Further to the shameless and idiotic noisemaking of the trollumnists on which we commented yesterday, it now seems that the unpopular Liberal leader Tony Abbott is now outright misrepresenting Flannery’s remarks in Parliament:

But yesterday, as the role of the carbon tax in Labor’s massive loss in the NSW election dominated federal political exchanges, Mr Abbott quoted Professor Flannery as he ridiculed the tax as “the ultimate millenium bug”.

“It will not make a difference for 1000 years,” the Opposition Leader told parliament. “So this is a government which is proposing to put at risk our manufacturing industry, to penalise struggling families, to make a tough situation worse for millions of households right around Australia. And for what? To make not a scrap of difference to the environment any time in the next 1000 years.”

What Flannery actually said:

If the world as a whole cut all emissions tomorrow the average temperature of the planet is not going to drop in several hundred years, perhaps as much as a thousand years.

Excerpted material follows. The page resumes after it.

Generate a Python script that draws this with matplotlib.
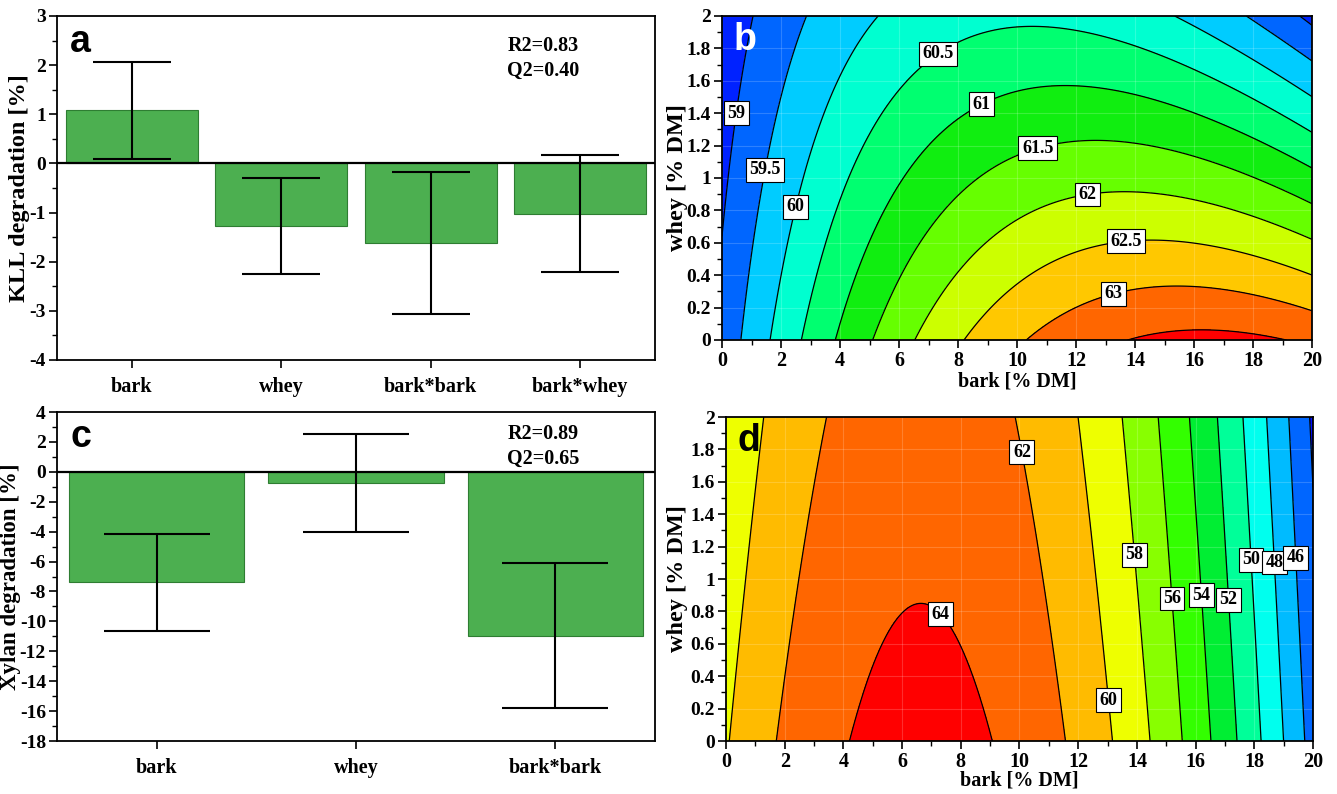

“Not going to drop” is clearly not the same as “make not a scrap of difference”. Nor is “several hundred years, perhaps as much as a thousand years” the same as “not… any time in the next 1000 years”.

We’re talking about a system in which the temperature is increasing. The best we can hope for in the shorter term is to slow that increase down, maybe if we’re lucky stop it completely. The more countries that act, the better our chances, and the quicker we’ll reduce the damage. That Flannery thinks there’s a prospect of actually reducing the levels back to the levels of today, or pre-industrial levels, is very reassuring – but the time-scale he talks about is nothing to do with when there’d first be a difference between acting and not acting.

Even if it’ll take a long time to return the system to the earlier levels (and I’m glad to hear that that’s even possible), the immediate challenge is to reduce the increase. That’s what the proposed action is supposed to achieve, and that’s what we’re debating.

So Abbott’s misrepresentation of Flannery’s remark is not only dishonest, it also indicates that he hasn’t the faintest idea what his opponents are actually talking about.

Labor and climate scientists and the Greens and anyone with an interest in rational public debate all need to be out there right now squashing this stupid meme before it takes any more hold on the gullible. Because once this one sinks in, they’ll find something even more outrageously stupid and build up the ignorance even further. It has to be tackled now, and exposed for the moronic fraud it is.

Let’s see who in the media actually call Abbott on his shameless misrepresentation of Flannery, and the ignorance about the actual proposal that his remarks reveal. Anyone?